Exercise description> Check each line of the material. Copy those containing "that".

Dataset records>
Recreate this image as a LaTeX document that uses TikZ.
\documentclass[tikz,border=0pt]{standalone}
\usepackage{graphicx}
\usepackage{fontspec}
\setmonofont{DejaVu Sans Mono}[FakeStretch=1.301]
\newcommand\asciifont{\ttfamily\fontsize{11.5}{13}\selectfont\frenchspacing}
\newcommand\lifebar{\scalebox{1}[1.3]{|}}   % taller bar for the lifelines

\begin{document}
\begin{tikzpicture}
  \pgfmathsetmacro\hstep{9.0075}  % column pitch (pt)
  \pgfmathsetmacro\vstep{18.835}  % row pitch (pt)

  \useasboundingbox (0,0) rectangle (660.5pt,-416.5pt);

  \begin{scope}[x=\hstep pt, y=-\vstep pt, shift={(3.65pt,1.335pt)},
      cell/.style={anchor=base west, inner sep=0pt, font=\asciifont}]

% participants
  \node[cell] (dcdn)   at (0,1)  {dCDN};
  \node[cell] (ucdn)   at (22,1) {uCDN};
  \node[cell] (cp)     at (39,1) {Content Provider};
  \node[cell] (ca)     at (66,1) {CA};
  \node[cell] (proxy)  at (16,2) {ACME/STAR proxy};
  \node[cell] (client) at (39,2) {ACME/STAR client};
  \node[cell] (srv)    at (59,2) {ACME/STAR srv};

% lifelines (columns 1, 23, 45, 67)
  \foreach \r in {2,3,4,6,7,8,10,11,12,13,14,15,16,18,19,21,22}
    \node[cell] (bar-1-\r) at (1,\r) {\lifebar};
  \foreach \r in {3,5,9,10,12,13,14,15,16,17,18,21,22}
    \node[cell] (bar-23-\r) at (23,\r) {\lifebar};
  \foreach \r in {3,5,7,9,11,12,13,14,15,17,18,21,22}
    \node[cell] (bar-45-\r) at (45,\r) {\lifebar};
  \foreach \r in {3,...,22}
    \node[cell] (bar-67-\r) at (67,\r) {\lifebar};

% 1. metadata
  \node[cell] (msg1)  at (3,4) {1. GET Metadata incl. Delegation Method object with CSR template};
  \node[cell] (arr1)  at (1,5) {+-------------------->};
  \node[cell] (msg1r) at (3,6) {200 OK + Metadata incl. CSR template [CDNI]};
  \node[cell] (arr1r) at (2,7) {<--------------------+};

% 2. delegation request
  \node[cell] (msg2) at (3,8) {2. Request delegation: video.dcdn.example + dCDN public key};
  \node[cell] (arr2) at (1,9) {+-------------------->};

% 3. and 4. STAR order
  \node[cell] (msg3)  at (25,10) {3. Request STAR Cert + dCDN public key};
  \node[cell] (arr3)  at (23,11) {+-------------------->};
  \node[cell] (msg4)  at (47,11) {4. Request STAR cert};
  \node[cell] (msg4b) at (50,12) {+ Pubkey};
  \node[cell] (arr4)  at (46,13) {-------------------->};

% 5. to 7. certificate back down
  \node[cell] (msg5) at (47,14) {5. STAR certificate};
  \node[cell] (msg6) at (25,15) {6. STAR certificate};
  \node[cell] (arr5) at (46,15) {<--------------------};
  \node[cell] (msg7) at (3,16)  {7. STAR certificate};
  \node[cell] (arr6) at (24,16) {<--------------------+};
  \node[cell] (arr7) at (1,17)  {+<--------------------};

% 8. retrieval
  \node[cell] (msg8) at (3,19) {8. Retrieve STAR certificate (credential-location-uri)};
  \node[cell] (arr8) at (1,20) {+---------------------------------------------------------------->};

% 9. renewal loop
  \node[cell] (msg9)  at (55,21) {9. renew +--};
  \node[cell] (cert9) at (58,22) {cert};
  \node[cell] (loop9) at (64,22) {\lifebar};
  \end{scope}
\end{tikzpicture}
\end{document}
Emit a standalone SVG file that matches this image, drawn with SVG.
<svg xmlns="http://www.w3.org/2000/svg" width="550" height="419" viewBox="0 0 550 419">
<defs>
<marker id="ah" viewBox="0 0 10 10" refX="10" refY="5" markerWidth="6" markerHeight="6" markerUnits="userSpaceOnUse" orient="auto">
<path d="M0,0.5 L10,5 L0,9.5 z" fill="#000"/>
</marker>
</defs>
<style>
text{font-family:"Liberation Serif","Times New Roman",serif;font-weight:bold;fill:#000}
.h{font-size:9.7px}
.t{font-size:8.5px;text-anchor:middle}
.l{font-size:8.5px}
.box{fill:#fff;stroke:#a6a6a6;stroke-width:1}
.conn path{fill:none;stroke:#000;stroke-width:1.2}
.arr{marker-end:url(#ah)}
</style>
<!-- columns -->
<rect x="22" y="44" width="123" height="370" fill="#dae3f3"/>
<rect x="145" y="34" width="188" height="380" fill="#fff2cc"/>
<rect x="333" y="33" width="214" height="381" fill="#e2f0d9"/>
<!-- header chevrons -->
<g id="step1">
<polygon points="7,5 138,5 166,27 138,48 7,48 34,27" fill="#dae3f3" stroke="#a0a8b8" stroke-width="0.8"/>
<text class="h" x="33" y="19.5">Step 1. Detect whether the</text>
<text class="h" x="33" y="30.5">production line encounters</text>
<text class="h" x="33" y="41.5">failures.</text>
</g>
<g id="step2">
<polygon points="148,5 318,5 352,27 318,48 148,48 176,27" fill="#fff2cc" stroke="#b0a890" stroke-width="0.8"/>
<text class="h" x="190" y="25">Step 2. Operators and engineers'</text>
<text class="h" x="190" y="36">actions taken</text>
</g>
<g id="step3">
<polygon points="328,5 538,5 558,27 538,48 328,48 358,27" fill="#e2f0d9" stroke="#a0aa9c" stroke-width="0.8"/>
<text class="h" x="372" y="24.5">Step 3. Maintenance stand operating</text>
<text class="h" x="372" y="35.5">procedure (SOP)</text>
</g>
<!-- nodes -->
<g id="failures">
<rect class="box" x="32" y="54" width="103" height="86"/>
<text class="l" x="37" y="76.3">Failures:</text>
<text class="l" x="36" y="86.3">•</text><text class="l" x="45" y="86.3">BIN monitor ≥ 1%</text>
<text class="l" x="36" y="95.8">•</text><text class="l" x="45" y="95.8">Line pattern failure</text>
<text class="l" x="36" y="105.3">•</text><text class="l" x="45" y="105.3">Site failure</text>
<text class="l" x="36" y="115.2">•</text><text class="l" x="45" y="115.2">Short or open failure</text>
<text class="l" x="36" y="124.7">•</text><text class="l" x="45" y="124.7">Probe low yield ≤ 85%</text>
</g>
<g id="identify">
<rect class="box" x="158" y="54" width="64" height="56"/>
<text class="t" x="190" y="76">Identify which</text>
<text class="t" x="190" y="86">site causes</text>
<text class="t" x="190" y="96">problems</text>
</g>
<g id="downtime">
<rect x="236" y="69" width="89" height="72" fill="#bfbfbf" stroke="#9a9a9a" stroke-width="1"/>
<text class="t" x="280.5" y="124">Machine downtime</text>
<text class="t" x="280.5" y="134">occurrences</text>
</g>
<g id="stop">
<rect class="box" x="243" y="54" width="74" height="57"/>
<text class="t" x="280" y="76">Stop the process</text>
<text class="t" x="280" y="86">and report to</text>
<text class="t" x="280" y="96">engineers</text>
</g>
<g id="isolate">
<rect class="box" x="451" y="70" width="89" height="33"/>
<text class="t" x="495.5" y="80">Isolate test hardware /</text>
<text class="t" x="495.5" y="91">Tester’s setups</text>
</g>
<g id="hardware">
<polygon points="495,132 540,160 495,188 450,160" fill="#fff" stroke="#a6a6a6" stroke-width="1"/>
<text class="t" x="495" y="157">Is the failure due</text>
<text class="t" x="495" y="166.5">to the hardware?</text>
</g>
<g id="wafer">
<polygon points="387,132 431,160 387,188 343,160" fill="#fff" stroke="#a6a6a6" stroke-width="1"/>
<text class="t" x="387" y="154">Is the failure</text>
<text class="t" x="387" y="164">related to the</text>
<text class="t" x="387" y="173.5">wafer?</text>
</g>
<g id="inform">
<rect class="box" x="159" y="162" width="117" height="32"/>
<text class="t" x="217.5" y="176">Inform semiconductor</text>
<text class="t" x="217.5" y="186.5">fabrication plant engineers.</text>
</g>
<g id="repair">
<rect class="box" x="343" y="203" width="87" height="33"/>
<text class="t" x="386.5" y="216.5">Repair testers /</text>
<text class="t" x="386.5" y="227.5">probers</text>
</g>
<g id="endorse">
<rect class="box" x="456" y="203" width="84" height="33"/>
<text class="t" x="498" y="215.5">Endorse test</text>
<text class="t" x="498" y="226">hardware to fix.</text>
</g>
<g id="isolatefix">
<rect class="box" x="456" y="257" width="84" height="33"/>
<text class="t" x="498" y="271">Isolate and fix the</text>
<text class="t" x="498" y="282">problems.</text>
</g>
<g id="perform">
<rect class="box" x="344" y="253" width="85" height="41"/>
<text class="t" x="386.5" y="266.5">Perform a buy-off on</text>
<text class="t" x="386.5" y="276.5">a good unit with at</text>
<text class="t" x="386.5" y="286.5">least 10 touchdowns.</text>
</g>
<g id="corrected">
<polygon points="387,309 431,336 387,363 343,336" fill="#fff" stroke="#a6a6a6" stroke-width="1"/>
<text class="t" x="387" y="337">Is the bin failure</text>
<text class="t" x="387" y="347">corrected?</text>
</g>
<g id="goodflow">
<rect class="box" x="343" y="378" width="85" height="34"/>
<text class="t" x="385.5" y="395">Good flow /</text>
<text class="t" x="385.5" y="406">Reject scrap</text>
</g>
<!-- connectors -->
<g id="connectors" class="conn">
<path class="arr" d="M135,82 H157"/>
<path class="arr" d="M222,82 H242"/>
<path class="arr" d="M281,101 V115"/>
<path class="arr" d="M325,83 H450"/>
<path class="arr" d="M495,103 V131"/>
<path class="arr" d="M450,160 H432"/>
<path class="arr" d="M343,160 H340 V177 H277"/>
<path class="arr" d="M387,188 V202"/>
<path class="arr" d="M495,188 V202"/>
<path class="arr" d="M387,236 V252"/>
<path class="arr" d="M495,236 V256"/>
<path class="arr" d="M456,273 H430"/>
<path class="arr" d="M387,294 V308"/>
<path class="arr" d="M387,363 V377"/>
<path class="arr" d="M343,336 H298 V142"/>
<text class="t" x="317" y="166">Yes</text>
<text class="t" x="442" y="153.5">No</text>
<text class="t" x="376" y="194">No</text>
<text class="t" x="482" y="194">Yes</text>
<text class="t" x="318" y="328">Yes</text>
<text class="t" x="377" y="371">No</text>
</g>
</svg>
* * *
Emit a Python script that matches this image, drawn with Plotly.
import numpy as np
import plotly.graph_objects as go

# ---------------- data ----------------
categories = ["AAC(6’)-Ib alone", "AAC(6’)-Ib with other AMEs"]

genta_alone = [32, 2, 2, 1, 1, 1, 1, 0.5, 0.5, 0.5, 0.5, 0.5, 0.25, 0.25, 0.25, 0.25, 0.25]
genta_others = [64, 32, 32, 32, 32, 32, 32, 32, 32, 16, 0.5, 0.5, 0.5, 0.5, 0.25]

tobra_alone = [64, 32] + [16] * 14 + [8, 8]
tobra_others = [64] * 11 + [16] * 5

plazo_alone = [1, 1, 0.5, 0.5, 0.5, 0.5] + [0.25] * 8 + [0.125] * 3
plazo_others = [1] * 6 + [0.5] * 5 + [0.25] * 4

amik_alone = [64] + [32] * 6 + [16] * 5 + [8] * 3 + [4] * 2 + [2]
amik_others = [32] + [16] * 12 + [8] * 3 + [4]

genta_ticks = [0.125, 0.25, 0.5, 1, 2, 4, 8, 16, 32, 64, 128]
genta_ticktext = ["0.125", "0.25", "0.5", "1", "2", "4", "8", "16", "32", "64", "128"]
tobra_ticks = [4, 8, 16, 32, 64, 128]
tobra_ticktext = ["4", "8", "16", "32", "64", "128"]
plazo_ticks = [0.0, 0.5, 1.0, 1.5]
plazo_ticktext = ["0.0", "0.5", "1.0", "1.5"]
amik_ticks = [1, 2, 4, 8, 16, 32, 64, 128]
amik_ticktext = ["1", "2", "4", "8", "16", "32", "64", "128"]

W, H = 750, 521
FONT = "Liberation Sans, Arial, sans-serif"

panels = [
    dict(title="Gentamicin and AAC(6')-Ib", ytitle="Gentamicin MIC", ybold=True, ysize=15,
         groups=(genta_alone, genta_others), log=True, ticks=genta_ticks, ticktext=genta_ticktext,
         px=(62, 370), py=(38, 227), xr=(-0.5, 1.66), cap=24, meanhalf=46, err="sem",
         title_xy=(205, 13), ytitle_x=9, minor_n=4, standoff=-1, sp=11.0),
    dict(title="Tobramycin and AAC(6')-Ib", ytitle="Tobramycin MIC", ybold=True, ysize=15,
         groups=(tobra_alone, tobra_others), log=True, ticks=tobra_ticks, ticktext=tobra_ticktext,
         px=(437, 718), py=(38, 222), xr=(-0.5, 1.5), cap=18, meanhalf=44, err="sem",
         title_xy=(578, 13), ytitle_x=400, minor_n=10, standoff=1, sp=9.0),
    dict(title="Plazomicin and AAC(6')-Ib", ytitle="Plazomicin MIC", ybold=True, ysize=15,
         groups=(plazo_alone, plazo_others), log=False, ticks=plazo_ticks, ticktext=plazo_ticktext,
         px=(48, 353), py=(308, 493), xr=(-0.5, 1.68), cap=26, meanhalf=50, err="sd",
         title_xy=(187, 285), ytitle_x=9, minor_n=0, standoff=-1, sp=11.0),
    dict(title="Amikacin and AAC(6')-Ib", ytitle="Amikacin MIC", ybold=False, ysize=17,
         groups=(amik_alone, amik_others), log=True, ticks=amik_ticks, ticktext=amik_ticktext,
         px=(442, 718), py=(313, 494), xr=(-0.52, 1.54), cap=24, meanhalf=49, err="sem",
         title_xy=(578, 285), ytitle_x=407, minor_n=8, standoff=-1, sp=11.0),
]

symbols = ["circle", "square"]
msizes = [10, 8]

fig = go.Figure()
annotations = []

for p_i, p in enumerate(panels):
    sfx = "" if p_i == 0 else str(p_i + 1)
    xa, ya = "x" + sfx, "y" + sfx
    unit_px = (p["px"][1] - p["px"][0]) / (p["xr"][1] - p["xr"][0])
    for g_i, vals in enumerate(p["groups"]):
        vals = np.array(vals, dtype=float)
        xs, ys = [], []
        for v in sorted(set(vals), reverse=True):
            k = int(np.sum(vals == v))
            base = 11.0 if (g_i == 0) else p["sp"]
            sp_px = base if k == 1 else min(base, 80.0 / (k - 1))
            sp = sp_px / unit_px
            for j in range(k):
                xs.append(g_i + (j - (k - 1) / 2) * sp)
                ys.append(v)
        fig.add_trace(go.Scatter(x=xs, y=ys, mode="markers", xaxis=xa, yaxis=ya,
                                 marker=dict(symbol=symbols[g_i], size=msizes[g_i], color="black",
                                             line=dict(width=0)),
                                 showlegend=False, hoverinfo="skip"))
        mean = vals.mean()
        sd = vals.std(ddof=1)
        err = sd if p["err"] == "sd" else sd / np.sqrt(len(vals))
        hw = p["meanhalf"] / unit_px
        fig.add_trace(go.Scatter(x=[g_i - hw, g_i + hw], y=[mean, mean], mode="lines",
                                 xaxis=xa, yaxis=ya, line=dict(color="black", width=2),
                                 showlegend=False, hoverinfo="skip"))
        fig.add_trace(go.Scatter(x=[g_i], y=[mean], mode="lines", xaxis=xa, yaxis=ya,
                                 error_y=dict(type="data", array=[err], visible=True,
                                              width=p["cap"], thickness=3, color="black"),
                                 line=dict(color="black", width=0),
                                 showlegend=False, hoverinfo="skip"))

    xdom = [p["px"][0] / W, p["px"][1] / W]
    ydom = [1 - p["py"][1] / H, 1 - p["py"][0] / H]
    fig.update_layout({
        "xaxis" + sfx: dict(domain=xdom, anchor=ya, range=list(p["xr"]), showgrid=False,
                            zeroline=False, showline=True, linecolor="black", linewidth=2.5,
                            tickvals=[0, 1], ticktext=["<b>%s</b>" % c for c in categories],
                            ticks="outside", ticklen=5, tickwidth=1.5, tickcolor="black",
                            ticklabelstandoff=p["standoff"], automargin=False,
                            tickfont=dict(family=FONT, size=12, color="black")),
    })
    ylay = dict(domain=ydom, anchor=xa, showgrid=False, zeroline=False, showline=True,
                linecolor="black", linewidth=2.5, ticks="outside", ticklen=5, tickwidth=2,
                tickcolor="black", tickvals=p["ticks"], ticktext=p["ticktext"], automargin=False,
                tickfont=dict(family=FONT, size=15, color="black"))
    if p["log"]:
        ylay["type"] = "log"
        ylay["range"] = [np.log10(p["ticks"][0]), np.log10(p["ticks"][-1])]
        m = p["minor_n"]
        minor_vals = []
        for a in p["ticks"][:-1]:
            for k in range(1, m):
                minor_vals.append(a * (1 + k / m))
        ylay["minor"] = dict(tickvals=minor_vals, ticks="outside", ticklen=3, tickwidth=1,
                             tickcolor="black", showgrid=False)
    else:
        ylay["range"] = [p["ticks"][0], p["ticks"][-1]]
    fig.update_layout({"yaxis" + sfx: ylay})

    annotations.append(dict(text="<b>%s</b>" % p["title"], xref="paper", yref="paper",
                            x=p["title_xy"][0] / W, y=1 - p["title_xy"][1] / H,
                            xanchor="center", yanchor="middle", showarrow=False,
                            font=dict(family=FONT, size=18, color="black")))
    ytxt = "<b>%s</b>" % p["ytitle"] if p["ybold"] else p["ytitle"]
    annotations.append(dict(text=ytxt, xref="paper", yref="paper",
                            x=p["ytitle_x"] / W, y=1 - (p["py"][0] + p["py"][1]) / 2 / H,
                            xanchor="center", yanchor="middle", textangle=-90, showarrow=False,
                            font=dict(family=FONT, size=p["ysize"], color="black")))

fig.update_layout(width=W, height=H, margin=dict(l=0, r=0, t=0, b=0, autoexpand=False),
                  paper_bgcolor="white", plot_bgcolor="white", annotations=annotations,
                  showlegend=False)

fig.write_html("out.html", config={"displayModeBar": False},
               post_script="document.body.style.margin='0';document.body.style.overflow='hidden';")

Result of the exercise>
Recreate this image as a LaTeX document that uses TikZ.
Emit a standalone SVG file that matches this image, drawn with SVG.
Emit a Python script that matches this image, drawn with Plotly.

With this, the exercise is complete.